§ **Stated task**: Only the lines from the start of the data through the line with "const ref = useRef<HTMLCanvasElement>(null);" belong in the copy. Restate them word for word, minus the pictures.
-- Begin Dataset section --
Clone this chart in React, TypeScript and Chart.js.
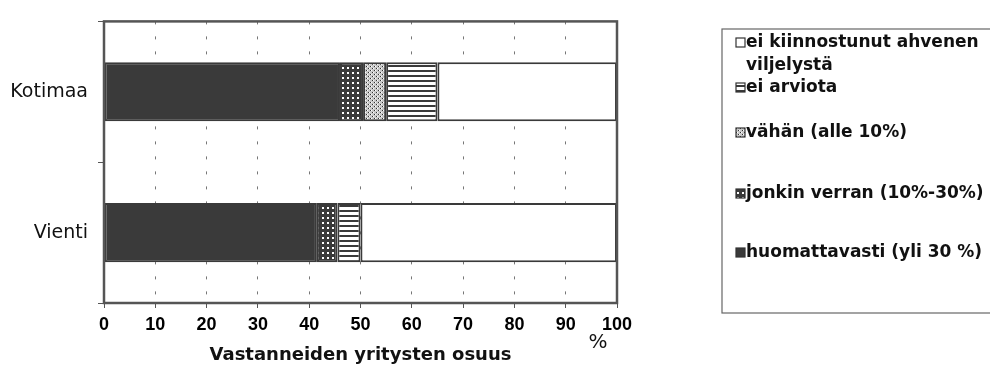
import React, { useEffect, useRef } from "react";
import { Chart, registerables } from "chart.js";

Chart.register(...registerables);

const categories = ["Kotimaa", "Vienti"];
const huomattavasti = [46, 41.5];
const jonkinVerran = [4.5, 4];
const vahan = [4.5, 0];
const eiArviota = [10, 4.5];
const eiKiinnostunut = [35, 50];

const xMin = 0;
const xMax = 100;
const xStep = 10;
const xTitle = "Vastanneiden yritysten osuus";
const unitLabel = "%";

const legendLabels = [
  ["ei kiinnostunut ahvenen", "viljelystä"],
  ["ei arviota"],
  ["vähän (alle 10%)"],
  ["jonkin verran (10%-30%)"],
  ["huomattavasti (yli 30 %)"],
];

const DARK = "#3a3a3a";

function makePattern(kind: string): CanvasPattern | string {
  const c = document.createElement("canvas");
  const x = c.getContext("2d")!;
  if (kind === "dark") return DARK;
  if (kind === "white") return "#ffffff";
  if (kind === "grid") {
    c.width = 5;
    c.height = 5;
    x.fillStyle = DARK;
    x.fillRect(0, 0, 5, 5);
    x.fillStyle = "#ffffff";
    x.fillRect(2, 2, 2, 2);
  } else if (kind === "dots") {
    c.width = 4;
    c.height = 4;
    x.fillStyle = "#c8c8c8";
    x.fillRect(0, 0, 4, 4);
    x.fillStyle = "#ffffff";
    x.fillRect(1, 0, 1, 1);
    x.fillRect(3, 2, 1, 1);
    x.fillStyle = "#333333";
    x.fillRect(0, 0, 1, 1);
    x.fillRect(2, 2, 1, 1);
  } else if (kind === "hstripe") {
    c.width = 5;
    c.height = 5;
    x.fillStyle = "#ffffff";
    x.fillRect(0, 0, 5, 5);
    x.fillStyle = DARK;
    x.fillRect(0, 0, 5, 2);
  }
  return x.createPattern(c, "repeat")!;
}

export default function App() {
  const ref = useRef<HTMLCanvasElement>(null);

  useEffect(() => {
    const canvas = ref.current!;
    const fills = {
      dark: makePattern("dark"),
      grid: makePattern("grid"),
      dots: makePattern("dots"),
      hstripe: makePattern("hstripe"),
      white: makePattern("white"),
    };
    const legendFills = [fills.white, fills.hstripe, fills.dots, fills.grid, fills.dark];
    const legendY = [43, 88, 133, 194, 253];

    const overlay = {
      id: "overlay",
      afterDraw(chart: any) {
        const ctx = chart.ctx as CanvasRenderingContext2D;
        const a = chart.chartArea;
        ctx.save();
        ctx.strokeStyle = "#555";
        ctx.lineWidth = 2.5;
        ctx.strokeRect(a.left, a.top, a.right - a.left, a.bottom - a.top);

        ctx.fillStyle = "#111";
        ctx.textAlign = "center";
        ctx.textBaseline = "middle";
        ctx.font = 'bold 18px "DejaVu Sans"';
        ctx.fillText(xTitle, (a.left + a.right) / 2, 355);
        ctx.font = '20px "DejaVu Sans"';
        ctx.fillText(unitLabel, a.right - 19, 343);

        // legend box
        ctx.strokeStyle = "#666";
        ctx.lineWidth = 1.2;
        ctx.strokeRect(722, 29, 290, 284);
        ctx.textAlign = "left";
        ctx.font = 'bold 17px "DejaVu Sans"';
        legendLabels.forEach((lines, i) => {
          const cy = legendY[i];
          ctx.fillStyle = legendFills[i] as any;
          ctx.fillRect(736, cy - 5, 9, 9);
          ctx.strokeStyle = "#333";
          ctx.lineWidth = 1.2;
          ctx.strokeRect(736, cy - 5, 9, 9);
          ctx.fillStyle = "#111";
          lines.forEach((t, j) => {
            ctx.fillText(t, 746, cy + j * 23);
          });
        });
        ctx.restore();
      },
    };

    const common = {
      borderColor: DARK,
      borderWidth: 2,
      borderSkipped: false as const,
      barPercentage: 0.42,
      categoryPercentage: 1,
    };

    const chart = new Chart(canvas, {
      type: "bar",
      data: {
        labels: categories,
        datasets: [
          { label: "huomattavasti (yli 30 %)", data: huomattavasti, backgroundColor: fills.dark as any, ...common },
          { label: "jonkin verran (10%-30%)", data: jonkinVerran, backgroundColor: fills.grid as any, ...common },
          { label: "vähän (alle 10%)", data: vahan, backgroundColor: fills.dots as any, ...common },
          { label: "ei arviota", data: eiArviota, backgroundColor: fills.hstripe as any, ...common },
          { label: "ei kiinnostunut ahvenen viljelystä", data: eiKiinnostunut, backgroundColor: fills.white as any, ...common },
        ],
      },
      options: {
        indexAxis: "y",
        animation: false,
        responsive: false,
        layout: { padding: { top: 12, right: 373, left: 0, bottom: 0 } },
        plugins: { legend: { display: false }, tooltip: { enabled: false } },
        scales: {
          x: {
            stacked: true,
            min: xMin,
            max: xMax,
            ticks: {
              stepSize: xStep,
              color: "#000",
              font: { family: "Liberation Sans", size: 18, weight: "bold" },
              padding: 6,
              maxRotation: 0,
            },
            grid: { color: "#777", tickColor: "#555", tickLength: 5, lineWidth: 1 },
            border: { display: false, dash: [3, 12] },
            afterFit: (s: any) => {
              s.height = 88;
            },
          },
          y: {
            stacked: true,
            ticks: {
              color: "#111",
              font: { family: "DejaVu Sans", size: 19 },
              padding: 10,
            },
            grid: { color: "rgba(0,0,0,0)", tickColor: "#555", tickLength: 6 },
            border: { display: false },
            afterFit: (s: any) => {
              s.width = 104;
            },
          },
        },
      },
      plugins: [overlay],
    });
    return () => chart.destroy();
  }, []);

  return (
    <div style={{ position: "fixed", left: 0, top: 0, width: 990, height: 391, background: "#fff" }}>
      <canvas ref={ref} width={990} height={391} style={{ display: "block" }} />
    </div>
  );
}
-- End Dataset section --
§ **Task response**:
Clone this chart in React, TypeScript and Chart.js.
import React, { useEffect, useRef } from "react";
import { Chart, registerables } from "chart.js";

Chart.register(...registerables);

const categories = ["Kotimaa", "Vienti"];
const huomattavasti = [46, 41.5];
const jonkinVerran = [4.5, 4];
const vahan = [4.5, 0];
const eiArviota = [10, 4.5];
const eiKiinnostunut = [35, 50];

const xMin = 0;
const xMax = 100;
const xStep = 10;
const xTitle = "Vastanneiden yritysten osuus";
const unitLabel = "%";

const legendLabels = [
  ["ei kiinnostunut ahvenen", "viljelystä"],
  ["ei arviota"],
  ["vähän (alle 10%)"],
  ["jonkin verran (10%-30%)"],
  ["huomattavasti (yli 30 %)"],
];

const DARK = "#3a3a3a";

function makePattern(kind: string): CanvasPattern | string {
  const c = document.createElement("canvas");
  const x = c.getContext("2d")!;
  if (kind === "dark") return DARK;
  if (kind === "white") return "#ffffff";
  if (kind === "grid") {
    c.width = 5;
    c.height = 5;
    x.fillStyle = DARK;
    x.fillRect(0, 0, 5, 5);
    x.fillStyle = "#ffffff";
    x.fillRect(2, 2, 2, 2);
  } else if (kind === "dots") {
    c.width = 4;
    c.height = 4;
    x.fillStyle = "#c8c8c8";
    x.fillRect(0, 0, 4, 4);
    x.fillStyle = "#ffffff";
    x.fillRect(1, 0, 1, 1);
    x.fillRect(3, 2, 1, 1);
    x.fillStyle = "#333333";
    x.fillRect(0, 0, 1, 1);
    x.fillRect(2, 2, 1, 1);
  } else if (kind === "hstripe") {
    c.width = 5;
    c.height = 5;
    x.fillStyle = "#ffffff";
    x.fillRect(0, 0, 5, 5);
    x.fillStyle = DARK;
    x.fillRect(0, 0, 5, 2);
  }
  return x.createPattern(c, "repeat")!;
}

export default function App() {
  const ref = useRef<HTMLCanvasElement>(null);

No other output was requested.